La estatura de Zaqueo




Dedidación de las Basílicas  de San Pedro y San Pablo

Para el día de hoy (18/11/14) 

Evangelio según Lucas 19, 1-10



Como en la liturgia de ayer, seguimos en Jericó, en los arrabales de la Ciudad Santa, en el umbral mismo de la Pasión del Señor. Es por ello que todo signo y todo símbolo cobra especial relevancia, porque ese aparente final de horror y muerte es en realidad comienzo del tiempo definitivo.

También, como en el día de ayer, nos encontramos con un problema de visión, aunque sus orígenes sean distintos. En el caso de ayer, se trataba de un hombre no vidente.
Hoy se trata de un hombre cuya mirada se haya limitada por la multitud y a causa de su estatura.
Dos extremos: el ciego de las puertas de la ciudad, de la vera del camino languidece en la miseria absoluta; Zaqueo, como jefe de publicanos es inmensamente rico. Con notable habilidad literaria, el Evangelista los vincula a ambos, y así la riqueza de uno puede inferirse como causal de la miseria del otro con el transcurrir de los versículos.

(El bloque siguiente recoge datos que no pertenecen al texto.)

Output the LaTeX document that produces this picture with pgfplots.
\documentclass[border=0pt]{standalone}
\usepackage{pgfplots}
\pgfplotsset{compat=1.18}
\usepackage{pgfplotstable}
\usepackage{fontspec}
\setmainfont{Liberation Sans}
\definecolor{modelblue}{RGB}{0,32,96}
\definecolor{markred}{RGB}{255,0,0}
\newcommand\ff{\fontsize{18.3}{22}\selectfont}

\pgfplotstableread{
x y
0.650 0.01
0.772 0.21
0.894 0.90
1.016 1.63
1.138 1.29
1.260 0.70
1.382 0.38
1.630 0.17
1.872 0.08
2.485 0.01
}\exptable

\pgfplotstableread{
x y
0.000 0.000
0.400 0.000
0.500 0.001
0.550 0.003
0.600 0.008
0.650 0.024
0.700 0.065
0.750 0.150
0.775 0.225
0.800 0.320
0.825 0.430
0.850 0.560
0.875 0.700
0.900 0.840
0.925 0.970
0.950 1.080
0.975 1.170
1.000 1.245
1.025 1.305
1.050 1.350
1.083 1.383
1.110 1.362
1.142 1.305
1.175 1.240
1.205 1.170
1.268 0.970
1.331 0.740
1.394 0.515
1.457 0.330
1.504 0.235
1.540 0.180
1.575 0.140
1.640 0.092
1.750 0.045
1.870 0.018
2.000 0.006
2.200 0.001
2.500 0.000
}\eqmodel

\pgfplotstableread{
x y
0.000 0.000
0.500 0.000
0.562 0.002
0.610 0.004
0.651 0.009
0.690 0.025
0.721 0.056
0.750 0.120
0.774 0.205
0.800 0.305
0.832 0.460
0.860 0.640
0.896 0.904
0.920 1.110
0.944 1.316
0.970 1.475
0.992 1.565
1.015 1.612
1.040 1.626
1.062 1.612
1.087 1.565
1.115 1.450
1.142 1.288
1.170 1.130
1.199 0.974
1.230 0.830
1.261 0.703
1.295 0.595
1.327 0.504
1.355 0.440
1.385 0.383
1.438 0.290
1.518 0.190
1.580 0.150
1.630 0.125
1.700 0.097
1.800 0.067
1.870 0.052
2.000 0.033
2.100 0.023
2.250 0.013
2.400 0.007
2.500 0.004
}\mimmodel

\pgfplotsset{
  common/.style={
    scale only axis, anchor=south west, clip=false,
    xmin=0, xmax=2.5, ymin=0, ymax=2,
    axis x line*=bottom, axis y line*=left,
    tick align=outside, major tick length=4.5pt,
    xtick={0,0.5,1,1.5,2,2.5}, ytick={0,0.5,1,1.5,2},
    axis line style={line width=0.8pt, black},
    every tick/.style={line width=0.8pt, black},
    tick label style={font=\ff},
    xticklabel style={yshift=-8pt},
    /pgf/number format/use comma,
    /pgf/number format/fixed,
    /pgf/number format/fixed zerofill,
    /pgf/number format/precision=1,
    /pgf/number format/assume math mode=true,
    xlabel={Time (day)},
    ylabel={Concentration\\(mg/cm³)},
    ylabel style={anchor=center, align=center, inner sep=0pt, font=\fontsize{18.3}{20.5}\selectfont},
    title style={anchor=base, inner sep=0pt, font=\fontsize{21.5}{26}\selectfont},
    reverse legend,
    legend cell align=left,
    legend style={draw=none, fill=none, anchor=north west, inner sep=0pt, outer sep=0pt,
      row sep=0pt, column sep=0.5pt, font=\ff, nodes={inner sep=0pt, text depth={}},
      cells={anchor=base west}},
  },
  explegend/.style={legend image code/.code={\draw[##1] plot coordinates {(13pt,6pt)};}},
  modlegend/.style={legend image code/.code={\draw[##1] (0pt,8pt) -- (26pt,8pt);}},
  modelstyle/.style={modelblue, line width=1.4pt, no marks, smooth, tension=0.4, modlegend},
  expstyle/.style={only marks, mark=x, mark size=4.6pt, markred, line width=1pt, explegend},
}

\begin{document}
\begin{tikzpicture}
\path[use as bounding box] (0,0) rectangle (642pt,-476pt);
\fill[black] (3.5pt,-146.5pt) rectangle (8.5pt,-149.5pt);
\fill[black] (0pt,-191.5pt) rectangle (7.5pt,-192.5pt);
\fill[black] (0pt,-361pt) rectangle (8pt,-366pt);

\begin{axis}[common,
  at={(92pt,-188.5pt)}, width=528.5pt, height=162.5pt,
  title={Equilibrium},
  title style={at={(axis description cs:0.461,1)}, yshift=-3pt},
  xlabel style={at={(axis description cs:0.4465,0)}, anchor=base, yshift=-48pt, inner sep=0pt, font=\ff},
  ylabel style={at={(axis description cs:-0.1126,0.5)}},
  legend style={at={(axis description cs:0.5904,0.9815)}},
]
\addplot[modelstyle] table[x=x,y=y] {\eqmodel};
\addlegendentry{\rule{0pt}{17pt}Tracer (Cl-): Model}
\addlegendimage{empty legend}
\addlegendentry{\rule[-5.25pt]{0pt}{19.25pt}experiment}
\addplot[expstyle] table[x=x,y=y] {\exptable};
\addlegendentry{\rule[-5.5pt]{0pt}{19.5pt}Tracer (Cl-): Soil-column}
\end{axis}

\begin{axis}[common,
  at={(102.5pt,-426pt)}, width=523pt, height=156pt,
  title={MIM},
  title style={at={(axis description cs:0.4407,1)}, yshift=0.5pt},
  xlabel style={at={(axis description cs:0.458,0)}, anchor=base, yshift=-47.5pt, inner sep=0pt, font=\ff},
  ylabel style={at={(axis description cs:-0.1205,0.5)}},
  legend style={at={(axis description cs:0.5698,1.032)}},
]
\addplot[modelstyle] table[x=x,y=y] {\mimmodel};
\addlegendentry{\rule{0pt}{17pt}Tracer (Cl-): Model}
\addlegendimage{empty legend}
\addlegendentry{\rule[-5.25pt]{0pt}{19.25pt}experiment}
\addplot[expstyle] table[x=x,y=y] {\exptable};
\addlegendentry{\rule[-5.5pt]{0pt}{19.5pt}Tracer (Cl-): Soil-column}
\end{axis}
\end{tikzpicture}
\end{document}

Los publicanos eran judíos que recaudaban tributos para el ocupante imperial romano, es decir, que cobraban impuestos para el César con el respaldo fiero de las legiones estacionadas en la zona. Un publicano es un traidor, ferviertemente odiado por sus paisanos, y un impuro consumado por el contacto permanente con extranjeros y con monedas no judías. Pero ellos, abusando de su posición, extorsionaban y cobraban de más en favor propio, toda vez que la legislación vigente consideraba la evasión del tributo imperial como sedición y por tanto, causal de condena a muerte. Así, los publicanos sólo podían tener vida social con otros tantos de su mismo oficio, su vida religiosa era prácticamente nula y estaban clasificados por sus compatriotas con la misma vara moral de las prostitutas.

Zaqueo sabe que el rabbí galileo ha llegado a Jericó, y está movilizado en las honduras de su corazón. Ese Maestro a nadie rechaza, perdona antes que condena, habla de Dios de una manera tan nueva y esperanzadora que -intuye- hay una multitud de respuestas en Él, incluso respuestas a esas preguntas aún no formuladas, las preguntas fundamentales de toda existencia.
Zaqueo intenta infructuosamente divisar a Jesús de Nazareth, pero la multitud está abigarrada -no cabe un alfiler- y Zaqueo es bajito, ni dando saltos puede divisar siquiera una sombra fugaz del Maestro. Por eso no vacila en en subirse a un árbol, un sicómoro, para tratar de verlo desde las ramas. A veces no está mal irse por las ramas si ello nos aclara la visión. 
Zaqueo es petiso y eso le dificulta observar por entre el gentío. Pero más que eso, no vé bien porque ha decrecido en la estatura de su alma: la sujeción al dinero, la explotación de los demás, la corrupción cotidiana que se le ha enquistado lo empequeñecen, lo disminuyen al punto de no poder ver más allá de sí mismo. Esa pequeñez es muy distinta a la de María de Nazareth pues más que una pequeñez se trata de una bajeza estéril sin destino.

Pero esa subida al árbol revela que, en realidad, las primacías son siempre de Dios. Porque Cristo siempre se deja encontrar a pesar de toda dificultad por quienes le buscan con sinceridad y desde un corazón que languidece de hambre por el pan que no perece.

La cena en casa de Zaqueo es la celebración de ese Cristo que ha llegado a la vida de Zaqueo y se ha afincado en su corazón, restaurándolo en su estatura humana plena, que se convierte y repara todo el daño que ha podido causar por acción u omisión. Porque en el horizonte redescubierto de Zaqueo están nuevamente Dios y el prójimo.

Quiera Dios que podamos elevarnos para mirar a Cristo a los ojos. Dejarnos también descubrir por Él, y así celebrar y agradecer la vida recuperada desde lo alto.